A review by versmonesprit
Cold Moon Over Babylon by Michael McDowell

dark emotional sad slow-paced
  • Plot- or character-driven? Plot
  • Strong character development? No
  • Loveable characters? It's complicated
  • Diverse cast of characters? N/A
  • Flaws of characters a main focus? N/A

3.0

This was my first McDowell, and it certainly won’t be the last — even though Cold Moon Over Babylon did not reach the heights I so needed it to, because McDowell writes in a way that can best be described as “addictive,” it compels you to read and read and read it and do nothing else.

Part of that, I wager, is due to the compassion with which McDowell writes about the Larkin family. He cares, and that translates as an affection within the reader too.

It is this very compassion and deeply felt care that makes Cold Moon Over Babylon very difficult to get through without that nauseating knot settling in your stomach, the one that lodges itself also in the throat and somehow summons sobs. McDowell creates these heartbreaking scenes with utmost attention to the most horrifying details, and they’re just so completely sad, you feel it on a personal level.

This, of course, renders the reader incredibly invested in the characters and the promised revenge. But it is exactly because the book’s presentation insists on the revenge that I found myself as disappointed by the resolution.

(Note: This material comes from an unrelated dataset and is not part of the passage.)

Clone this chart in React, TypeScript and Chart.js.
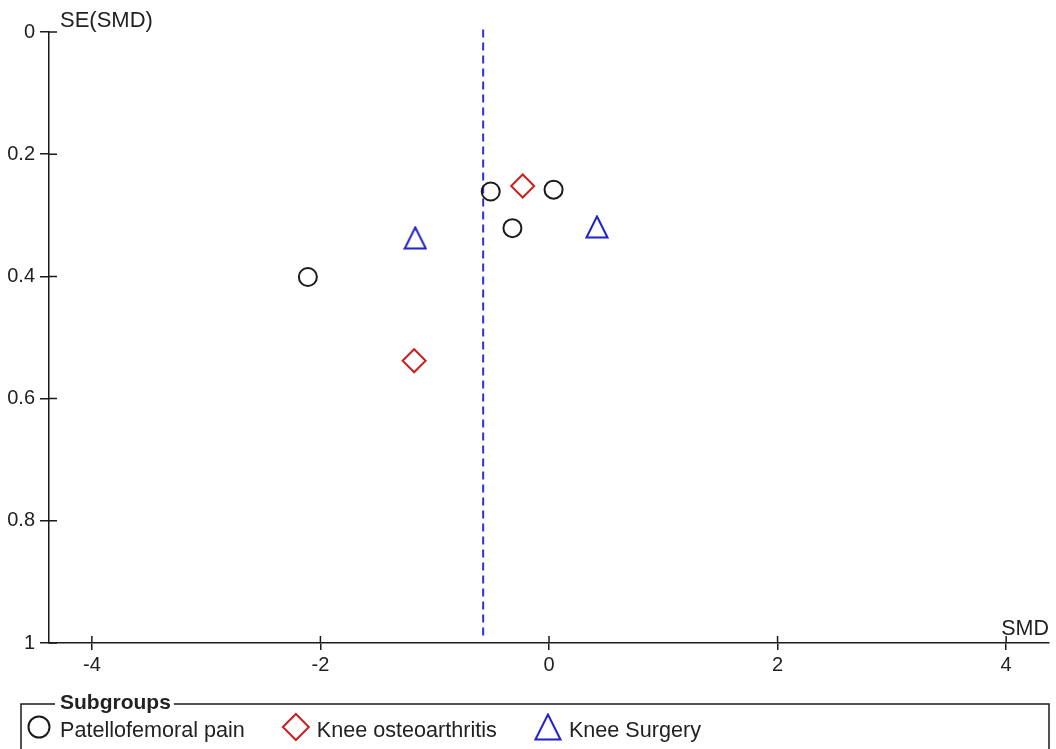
import React, { useEffect, useRef } from 'react';
import { Chart, registerables } from 'chart.js';
import { drawPoint } from 'chart.js/helpers';

Chart.register(...registerables);

// ---- data ----
const xTicks = [-4, -2, 0, 2, 4];
const yTicks = [0, 0.2, 0.4, 0.6, 0.8, 1];
const pfpSMD = [-2.11, -0.51, -0.32, 0.04];
const pfpSE = [0.401, 0.261, 0.321, 0.258];
const oaSMD = [-0.23, -1.18];
const oaSE = [0.252, 0.538];
const surgerySMD = [-1.17, 0.42];
const surgerySE = [0.337, 0.319];
const pooledSMD = -0.576;
const pooledSERange = [-0.004, 0.994];
const subgroupLabels = ['Patellofemoral pain', 'Knee osteoarthritis', 'Knee Surgery'];
const legendTitle = 'Subgroups';
const xTitle = 'SMD';
const yTitle = 'SE(SMD)';

const FONT = '"Liberation Sans", Arial, Helvetica, sans-serif';
const INK = '#1a1a1a';
const TXT = '#222';
const RED = '#cc2020';
const BLUE = '#2020c4';
const CANVAS_W = 1063;
const CANVAS_H = 749;

const pts = (xs: number[], ys: number[]) => xs.map((x, i) => ({ x, y: ys[i] }));

function makeTriangle(size: number, color: string, lw: number): HTMLCanvasElement {
  const c = document.createElement('canvas');
  c.width = size;
  c.height = size;
  const g = c.getContext('2d')!;
  const h = lw / 2 + 0.5;
  g.strokeStyle = color;
  g.lineWidth = lw;
  g.lineJoin = 'miter';
  g.beginPath();
  g.moveTo(size / 2, h);
  g.lineTo(size - h, size - h);
  g.lineTo(h, size - h);
  g.closePath();
  g.stroke();
  return c;
}

const decorPlugin = {
  id: 'decor',
  afterDraw(chart: any) {
    const ctx = chart.ctx as CanvasRenderingContext2D;
    const { left, top, right, bottom } = chart.chartArea;
    const xs = chart.scales.x;
    const ys = chart.scales.y;
    ctx.save();
    ctx.strokeStyle = INK;
    ctx.lineWidth = 1.5;
    ctx.beginPath();
    xTicks.forEach((v) => {
      const p = xs.getPixelForValue(v);
      ctx.moveTo(p, bottom);
      ctx.lineTo(p, bottom - 7);
    });
    yTicks.forEach((v) => {
      const p = ys.getPixelForValue(v);
      ctx.moveTo(left, p);
      ctx.lineTo(left + 8, p);
    });
    ctx.stroke();

    ctx.fillStyle = TXT;
    ctx.font = `22px ${FONT}`;
    ctx.textBaseline = 'alphabetic';
    ctx.textAlign = 'left';
    ctx.fillText(yTitle, left + 11, top - 5);
    ctx.font = `21.5px ${FONT}`;
    ctx.textAlign = 'right';
    ctx.fillText(xTitle, right, bottom - 8);

    // legend box
    const boxL = 21;
    const boxT = 704;
    const boxR = right;
    const boxB = chart.height + 5;
    const titleX = 60;
    ctx.font = `bold 21px ${FONT}`;
    const tw = ctx.measureText(legendTitle).width;
    ctx.beginPath();
    ctx.moveTo(boxL, boxB);
    ctx.lineTo(boxL, boxT);
    ctx.lineTo(titleX - 5, boxT);
    ctx.moveTo(titleX + tw + 3, boxT);
    ctx.lineTo(boxR, boxT);
    ctx.lineTo(boxR, boxB);
    ctx.stroke();
    ctx.textAlign = 'left';
    ctx.fillText(legendTitle, titleX, 709);

    // legend items
    ctx.font = `21.6px ${FONT}`;
    const legendStyles = [
      { pointStyle: 'circle', radius: 10.5 },
      { pointStyle: 'rectRot', radius: 13 },
      { pointStyle: makeTriangle(28, BLUE, 2), radius: 13 },
    ];
    let x = 28;
    const cy = 727;
    for (let i = 0; i < subgroupLabels.length; i++) {
      const ds = chart.data.datasets[i];
      const st = legendStyles[i];
      const cx = x + 11;
      ctx.fillStyle = 'rgba(0,0,0,0)';
      ctx.strokeStyle = ds.pointBorderColor;
      ctx.lineWidth = ds.pointBorderWidth;
      drawPoint(ctx, { pointStyle: st.pointStyle, radius: st.radius, rotation: 0, borderWidth: 2 } as any, cx, cy);
      ctx.fillStyle = TXT;
      const tx = x + 32;
      ctx.fillText(subgroupLabels[i], tx, 737);
      x = tx + ctx.measureText(subgroupLabels[i]).width + 40;
    }
    ctx.restore();
  },
};

export default function App() {
  const ref = useRef<HTMLCanvasElement>(null);
  useEffect(() => {
    document.body.style.margin = '0';
    const canvas = ref.current!;
    const tickFont = { family: FONT, size: 20 };
    const triangle = makeTriangle(24, BLUE, 2);
    const chart = new Chart(canvas, {
      type: 'scatter',
      data: {
        datasets: [
          {
            label: subgroupLabels[0],
            data: pts(pfpSMD, pfpSE),
            pointStyle: 'circle',
            pointRadius: 9,
            pointHoverRadius: 9,
            pointBorderWidth: 2,
            pointBorderColor: INK,
            pointBackgroundColor: 'rgba(0,0,0,0)',
          },
          {
            label: subgroupLabels[1],
            data: pts(oaSMD, oaSE),
            pointStyle: 'rectRot',
            pointRadius: 11.5,
            pointHoverRadius: 11.5,
            pointBorderWidth: 2,
            pointBorderColor: RED,
            pointBackgroundColor: 'rgba(0,0,0,0)',
          },
          {
            label: subgroupLabels[2],
            data: pts(surgerySMD, surgerySE),
            pointStyle: triangle as any,
            pointRadius: 12,
            pointHoverRadius: 12,
            pointBorderWidth: 2,
            pointBorderColor: BLUE,
            pointBackgroundColor: 'rgba(0,0,0,0)',
          },
          {
            type: 'line',
            label: 'pooled',
            data: pooledSERange.map((y) => ({ x: pooledSMD, y })),
            borderColor: '#3030d0',
            borderWidth: 2,
            borderDash: [8, 5],
            pointRadius: 0,
            showLine: true,
            fill: false,
            clip: false,
          } as any,
        ],
      },
      options: {
        responsive: false,
        animation: false,
        events: [],
        layout: { padding: { top: 32, right: 0, left: 0, bottom: 0 } },
        plugins: { legend: { display: false }, tooltip: { enabled: false } },
        scales: {
          x: {
            type: 'linear',
            min: -4.375,
            max: 4.375,
            afterBuildTicks: (s: any) => {
              s.ticks = xTicks.map((v) => ({ value: v }));
            },
            afterFit: (s: any) => {
              s.height = 106;
            },
            ticks: {
              font: tickFont,
              color: TXT,
              padding: 3,
              maxRotation: 0,
              autoSkip: false,
              callback: (v: any) => String(v),
            },
            grid: {
              display: true,
              drawOnChartArea: false,
              drawTicks: true,
              tickLength: 7,
              color: INK,
              lineWidth: 1.5,
            },
            border: { display: true, color: INK, width: 1.5 },
          },
          y: {
            type: 'linear',
            reverse: true,
            min: 0,
            max: 1,
            afterBuildTicks: (s: any) => {
              s.ticks = yTicks.map((v) => ({ value: v }));
            },
            afterFit: (s: any) => {
              s.width = 49;
            },
            ticks: {
              font: tickFont,
              color: TXT,
              padding: 5,
              autoSkip: false,
              callback: (v: any) => String(v),
            },
            grid: {
              display: true,
              drawOnChartArea: false,
              drawTicks: true,
              tickLength: 9,
              color: INK,
              lineWidth: 1.5,
            },
            border: { display: true, color: INK, width: 1.5 },
          },
        },
      },
      plugins: [decorPlugin],
    });
    return () => chart.destroy();
  }, []);
  return (
    <div style={{ position: 'fixed', left: 0, top: 0, width: 1056, height: 749, overflow: 'hidden', background: '#fff' }}>
      <canvas ref={ref} width={CANVAS_W} height={CANVAS_H} style={{ display: 'block' }} />
    </div>
  );
}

It is more a murder mystery on the banality of evil than anything to do with supernatural forces and revenge. Don’t get me wrong, it works very well as this former genre, but even as someone who’s scared senseless of paranormal accounts, I needed there to be far, far more supernatural occurrences and intervention. And again, don’t get me wrong, everything that happens (that is, until the full moon) so well written that you feel there, and some are even so utterly cinematic, so amazingly beautiful, that you can’t help but crave more, more, more. But things don’t escalate, not really, they don’t culminate either. By all means, the ending is very anticlimactic when viewed in the light of the depravity that merited so, so much worse.